* [Problem to work on]
Pictures in the entries below are to be left out; otherwise, reproduce exactly the lines from the first through the line containing "0.309, 0.315, 0.307]".

* [Exercise materials]
+ + + + +

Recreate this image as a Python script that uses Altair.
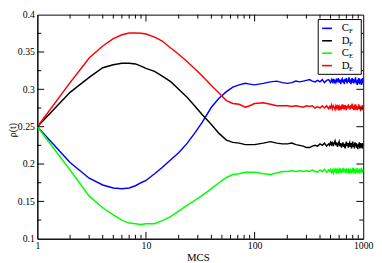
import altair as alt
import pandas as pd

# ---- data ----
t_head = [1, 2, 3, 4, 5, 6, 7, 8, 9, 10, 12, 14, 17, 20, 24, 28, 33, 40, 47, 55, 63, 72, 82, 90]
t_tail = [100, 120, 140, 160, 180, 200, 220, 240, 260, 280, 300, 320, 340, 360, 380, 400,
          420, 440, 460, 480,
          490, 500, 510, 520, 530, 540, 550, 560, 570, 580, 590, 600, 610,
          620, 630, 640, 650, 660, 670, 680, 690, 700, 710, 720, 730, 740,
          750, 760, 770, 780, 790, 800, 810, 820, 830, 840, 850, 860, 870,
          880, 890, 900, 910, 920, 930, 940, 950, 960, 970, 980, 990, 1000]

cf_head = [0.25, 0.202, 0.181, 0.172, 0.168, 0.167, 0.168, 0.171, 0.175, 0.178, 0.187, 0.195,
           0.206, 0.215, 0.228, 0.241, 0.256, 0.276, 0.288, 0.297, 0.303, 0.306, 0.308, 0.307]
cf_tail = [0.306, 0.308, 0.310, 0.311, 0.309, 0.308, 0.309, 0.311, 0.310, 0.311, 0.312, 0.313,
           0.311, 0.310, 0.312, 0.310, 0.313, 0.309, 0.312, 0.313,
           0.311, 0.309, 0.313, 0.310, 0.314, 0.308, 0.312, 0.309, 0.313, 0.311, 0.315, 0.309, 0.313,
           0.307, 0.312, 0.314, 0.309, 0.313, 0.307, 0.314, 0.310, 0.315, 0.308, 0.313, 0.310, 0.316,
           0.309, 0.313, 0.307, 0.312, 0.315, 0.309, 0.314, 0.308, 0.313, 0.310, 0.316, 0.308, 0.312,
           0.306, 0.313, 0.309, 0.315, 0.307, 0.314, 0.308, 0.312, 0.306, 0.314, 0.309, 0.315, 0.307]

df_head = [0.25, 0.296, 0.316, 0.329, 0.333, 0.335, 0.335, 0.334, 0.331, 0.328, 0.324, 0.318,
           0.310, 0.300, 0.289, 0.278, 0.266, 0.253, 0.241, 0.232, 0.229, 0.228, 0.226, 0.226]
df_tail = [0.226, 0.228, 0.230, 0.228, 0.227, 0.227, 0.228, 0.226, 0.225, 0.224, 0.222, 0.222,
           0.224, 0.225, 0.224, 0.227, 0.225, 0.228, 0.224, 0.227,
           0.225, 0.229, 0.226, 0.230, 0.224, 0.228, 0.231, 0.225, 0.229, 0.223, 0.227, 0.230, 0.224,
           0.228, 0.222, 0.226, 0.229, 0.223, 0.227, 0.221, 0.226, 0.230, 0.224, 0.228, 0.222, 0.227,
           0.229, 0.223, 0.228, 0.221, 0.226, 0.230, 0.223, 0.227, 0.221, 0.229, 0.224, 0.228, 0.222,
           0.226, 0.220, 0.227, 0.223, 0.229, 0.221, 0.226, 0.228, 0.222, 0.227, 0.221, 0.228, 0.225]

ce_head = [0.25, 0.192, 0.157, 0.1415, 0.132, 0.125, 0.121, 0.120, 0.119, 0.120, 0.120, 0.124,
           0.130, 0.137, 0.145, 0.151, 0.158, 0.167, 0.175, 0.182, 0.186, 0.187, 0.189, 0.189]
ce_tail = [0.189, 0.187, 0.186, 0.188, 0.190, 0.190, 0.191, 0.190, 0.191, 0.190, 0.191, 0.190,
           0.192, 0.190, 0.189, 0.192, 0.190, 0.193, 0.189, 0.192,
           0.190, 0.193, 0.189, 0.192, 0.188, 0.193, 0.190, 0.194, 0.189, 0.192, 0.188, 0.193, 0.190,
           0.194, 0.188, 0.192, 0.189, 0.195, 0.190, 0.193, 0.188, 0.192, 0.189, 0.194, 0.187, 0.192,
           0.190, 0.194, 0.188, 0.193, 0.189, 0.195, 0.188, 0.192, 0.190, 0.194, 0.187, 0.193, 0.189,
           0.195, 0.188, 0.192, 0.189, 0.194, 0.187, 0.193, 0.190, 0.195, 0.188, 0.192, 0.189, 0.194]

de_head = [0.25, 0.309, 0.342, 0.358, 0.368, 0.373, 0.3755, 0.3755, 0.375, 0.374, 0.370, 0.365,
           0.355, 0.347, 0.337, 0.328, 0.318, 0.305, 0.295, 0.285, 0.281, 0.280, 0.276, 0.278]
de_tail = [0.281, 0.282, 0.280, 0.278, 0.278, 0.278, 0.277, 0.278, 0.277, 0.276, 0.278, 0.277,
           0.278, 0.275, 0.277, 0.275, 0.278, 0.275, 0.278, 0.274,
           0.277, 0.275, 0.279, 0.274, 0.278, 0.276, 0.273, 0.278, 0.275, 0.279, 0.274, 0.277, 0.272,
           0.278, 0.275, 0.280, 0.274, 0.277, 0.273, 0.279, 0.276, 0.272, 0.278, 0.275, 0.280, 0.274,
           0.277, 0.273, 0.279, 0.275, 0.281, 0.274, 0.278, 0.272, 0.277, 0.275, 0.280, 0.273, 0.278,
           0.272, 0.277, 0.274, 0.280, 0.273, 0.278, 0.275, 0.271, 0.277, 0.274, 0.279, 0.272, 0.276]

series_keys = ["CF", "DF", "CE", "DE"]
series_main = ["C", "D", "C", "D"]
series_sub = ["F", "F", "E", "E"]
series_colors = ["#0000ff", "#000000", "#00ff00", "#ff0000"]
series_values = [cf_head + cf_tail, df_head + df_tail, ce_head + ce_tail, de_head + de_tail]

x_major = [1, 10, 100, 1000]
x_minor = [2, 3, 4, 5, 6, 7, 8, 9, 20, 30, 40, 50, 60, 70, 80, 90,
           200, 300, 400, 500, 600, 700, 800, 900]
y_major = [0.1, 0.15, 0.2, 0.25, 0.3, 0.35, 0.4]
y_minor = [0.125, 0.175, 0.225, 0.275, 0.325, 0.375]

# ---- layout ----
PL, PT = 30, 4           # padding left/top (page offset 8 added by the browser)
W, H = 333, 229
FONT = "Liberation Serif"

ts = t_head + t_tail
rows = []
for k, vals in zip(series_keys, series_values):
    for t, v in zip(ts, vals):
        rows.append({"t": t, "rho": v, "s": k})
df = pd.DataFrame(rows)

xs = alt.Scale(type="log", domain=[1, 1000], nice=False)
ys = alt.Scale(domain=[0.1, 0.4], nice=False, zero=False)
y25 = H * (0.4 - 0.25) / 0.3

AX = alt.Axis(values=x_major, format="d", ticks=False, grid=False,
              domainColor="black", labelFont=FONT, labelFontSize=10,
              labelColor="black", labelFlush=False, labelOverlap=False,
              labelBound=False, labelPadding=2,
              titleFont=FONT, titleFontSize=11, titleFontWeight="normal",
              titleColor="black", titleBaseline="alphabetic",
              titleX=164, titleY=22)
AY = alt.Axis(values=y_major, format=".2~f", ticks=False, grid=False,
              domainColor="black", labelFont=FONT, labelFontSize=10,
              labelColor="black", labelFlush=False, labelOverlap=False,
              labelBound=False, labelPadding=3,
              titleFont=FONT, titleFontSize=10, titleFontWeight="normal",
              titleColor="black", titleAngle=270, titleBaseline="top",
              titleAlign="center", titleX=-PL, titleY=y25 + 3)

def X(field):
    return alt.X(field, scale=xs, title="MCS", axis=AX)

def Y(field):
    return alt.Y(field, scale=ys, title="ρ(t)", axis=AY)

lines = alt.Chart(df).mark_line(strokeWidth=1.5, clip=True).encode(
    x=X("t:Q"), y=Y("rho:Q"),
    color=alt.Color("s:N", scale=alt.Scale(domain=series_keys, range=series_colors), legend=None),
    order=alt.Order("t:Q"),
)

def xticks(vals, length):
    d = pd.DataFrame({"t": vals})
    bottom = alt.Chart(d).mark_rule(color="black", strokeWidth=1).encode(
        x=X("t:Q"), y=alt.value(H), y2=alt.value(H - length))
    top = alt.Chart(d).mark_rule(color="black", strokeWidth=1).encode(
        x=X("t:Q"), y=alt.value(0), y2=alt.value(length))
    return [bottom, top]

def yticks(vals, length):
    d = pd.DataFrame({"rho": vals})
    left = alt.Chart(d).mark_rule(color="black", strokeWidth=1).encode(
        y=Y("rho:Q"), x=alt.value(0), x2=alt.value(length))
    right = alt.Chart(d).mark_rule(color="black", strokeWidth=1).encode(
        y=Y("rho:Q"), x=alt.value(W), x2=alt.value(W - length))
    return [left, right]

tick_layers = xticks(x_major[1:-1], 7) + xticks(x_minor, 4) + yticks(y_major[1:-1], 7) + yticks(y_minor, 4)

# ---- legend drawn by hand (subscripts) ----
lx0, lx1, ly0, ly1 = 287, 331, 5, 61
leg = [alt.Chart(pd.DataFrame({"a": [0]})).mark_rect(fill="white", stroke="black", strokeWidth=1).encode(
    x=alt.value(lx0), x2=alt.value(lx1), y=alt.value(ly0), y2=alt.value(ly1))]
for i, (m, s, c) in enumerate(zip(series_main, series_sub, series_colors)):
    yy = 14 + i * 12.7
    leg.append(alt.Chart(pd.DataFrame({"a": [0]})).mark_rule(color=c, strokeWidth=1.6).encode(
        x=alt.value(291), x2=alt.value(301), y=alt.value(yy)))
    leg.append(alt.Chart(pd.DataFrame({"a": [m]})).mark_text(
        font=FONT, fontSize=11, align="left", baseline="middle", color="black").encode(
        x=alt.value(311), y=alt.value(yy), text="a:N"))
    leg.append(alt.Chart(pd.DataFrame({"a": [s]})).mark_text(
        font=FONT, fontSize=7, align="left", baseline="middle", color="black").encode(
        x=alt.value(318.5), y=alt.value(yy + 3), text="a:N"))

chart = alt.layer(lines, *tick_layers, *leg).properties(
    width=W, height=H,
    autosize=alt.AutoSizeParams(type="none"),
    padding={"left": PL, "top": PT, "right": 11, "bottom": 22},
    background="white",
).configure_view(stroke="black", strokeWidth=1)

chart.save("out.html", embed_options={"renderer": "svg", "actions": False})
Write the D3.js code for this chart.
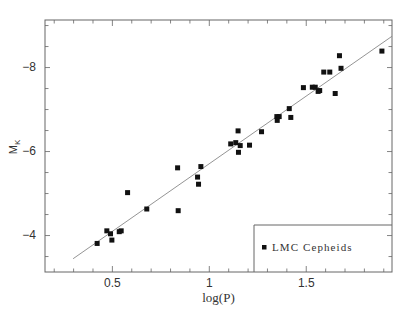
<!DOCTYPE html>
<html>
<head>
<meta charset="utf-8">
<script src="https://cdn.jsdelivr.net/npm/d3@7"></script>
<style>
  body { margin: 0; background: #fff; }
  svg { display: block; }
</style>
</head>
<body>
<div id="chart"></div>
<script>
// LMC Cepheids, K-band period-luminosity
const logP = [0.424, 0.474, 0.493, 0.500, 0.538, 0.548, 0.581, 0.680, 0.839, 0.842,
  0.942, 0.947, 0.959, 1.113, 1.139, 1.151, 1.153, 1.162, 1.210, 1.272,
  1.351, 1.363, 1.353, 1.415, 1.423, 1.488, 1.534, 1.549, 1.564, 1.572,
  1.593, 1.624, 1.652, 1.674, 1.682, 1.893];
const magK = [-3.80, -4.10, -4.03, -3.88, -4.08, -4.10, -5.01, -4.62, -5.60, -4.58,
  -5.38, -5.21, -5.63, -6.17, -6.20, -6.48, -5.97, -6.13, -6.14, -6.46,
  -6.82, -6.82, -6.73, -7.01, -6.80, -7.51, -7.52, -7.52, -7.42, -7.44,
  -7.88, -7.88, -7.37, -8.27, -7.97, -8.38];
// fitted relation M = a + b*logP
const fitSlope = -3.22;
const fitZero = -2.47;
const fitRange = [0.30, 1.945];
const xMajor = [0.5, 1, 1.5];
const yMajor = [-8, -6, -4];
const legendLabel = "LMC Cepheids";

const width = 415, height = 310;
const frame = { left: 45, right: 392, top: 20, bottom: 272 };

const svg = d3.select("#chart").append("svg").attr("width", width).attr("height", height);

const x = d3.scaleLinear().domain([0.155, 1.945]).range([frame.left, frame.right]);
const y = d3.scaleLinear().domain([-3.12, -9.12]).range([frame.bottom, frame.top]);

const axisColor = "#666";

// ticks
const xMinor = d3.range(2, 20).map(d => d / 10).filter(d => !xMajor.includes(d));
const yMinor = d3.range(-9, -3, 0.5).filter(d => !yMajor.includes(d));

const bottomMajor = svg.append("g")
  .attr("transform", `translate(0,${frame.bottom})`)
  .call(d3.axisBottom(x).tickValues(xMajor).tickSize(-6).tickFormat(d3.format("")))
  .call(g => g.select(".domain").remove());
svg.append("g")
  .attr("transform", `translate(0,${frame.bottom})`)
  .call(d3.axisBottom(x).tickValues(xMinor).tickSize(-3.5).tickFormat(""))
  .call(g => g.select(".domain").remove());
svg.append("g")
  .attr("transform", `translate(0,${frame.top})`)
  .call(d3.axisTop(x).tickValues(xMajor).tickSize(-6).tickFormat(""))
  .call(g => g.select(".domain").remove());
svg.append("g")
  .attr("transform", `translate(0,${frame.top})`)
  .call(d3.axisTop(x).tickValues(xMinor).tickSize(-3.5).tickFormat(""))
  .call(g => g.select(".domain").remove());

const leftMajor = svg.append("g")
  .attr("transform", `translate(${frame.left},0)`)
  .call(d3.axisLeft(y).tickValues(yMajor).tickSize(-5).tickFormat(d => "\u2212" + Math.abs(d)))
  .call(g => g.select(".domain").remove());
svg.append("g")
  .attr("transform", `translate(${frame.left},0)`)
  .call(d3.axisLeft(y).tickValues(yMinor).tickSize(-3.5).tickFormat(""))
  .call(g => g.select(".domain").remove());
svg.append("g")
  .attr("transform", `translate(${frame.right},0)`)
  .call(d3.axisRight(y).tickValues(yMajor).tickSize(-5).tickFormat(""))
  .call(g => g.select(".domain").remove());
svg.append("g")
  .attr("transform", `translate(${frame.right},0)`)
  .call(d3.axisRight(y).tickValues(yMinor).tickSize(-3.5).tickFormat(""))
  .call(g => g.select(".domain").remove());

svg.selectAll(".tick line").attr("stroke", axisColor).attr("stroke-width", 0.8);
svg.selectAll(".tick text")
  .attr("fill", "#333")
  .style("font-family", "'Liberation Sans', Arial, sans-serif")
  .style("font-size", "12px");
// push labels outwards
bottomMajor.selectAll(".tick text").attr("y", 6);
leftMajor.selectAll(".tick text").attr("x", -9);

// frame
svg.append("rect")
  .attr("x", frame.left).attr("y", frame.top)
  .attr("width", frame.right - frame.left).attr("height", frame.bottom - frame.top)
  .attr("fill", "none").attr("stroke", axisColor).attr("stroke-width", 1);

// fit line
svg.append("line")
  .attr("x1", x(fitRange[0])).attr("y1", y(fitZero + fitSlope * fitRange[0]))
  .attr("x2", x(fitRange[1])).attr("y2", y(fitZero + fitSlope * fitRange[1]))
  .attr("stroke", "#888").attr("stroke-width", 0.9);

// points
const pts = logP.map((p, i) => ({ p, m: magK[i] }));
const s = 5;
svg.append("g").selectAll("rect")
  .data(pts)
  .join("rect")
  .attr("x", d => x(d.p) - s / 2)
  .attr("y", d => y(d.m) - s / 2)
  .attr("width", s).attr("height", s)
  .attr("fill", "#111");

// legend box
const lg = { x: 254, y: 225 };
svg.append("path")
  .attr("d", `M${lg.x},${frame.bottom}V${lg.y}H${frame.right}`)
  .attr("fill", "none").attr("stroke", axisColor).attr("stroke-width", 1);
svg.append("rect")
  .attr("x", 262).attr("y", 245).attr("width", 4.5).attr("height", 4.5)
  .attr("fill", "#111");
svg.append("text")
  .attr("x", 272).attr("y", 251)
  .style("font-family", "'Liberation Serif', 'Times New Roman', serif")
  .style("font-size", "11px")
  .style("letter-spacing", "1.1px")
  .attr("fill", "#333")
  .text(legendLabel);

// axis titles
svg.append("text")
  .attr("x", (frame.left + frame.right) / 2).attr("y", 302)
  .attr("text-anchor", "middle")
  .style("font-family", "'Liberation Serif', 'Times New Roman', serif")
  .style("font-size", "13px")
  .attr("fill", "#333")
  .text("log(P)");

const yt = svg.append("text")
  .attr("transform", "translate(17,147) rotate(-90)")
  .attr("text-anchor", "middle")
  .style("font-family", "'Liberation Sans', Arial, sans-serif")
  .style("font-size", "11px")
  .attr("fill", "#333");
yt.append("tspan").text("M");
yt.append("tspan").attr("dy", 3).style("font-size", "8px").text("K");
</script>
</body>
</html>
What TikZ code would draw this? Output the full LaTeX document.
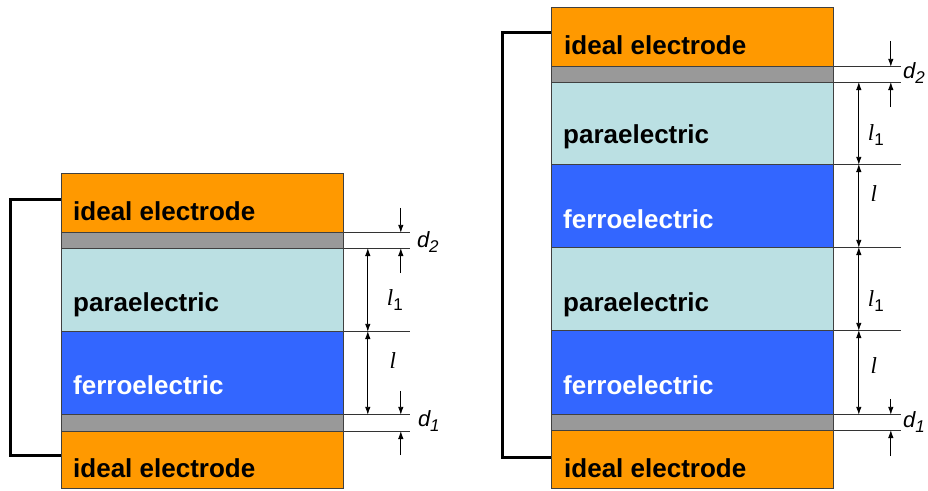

+ + + + +

* [Answer for this exercise]
Recreate this image as a Python script that uses Altair.
import altair as alt
import pandas as pd

# ---- data ----
t_head = [1, 2, 3, 4, 5, 6, 7, 8, 9, 10, 12, 14, 17, 20, 24, 28, 33, 40, 47, 55, 63, 72, 82, 90]
t_tail = [100, 120, 140, 160, 180, 200, 220, 240, 260, 280, 300, 320, 340, 360, 380, 400,
          420, 440, 460, 480,
          490, 500, 510, 520, 530, 540, 550, 560, 570, 580, 590, 600, 610,
          620, 630, 640, 650, 660, 670, 680, 690, 700, 710, 720, 730, 740,
          750, 760, 770, 780, 790, 800, 810, 820, 830, 840, 850, 860, 870,
          880, 890, 900, 910, 920, 930, 940, 950, 960, 970, 980, 990, 1000]

cf_head = [0.25, 0.202, 0.181, 0.172, 0.168, 0.167, 0.168, 0.171, 0.175, 0.178, 0.187, 0.195,
           0.206, 0.215, 0.228, 0.241, 0.256, 0.276, 0.288, 0.297, 0.303, 0.306, 0.308, 0.307]
cf_tail = [0.306, 0.308, 0.310, 0.311, 0.309, 0.308, 0.309, 0.311, 0.310, 0.311, 0.312, 0.313,
           0.311, 0.310, 0.312, 0.310, 0.313, 0.309, 0.312, 0.313,
           0.311, 0.309, 0.313, 0.310, 0.314, 0.308, 0.312, 0.309, 0.313, 0.311, 0.315, 0.309, 0.313,
           0.307, 0.312, 0.314, 0.309, 0.313, 0.307, 0.314, 0.310, 0.315, 0.308, 0.313, 0.310, 0.316,
           0.309, 0.313, 0.307, 0.312, 0.315, 0.309, 0.314, 0.308, 0.313, 0.310, 0.316, 0.308, 0.312,
           0.306, 0.313, 0.309, 0.315, 0.307, 0.314, 0.308, 0.312, 0.306, 0.314, 0.309, 0.315, 0.307]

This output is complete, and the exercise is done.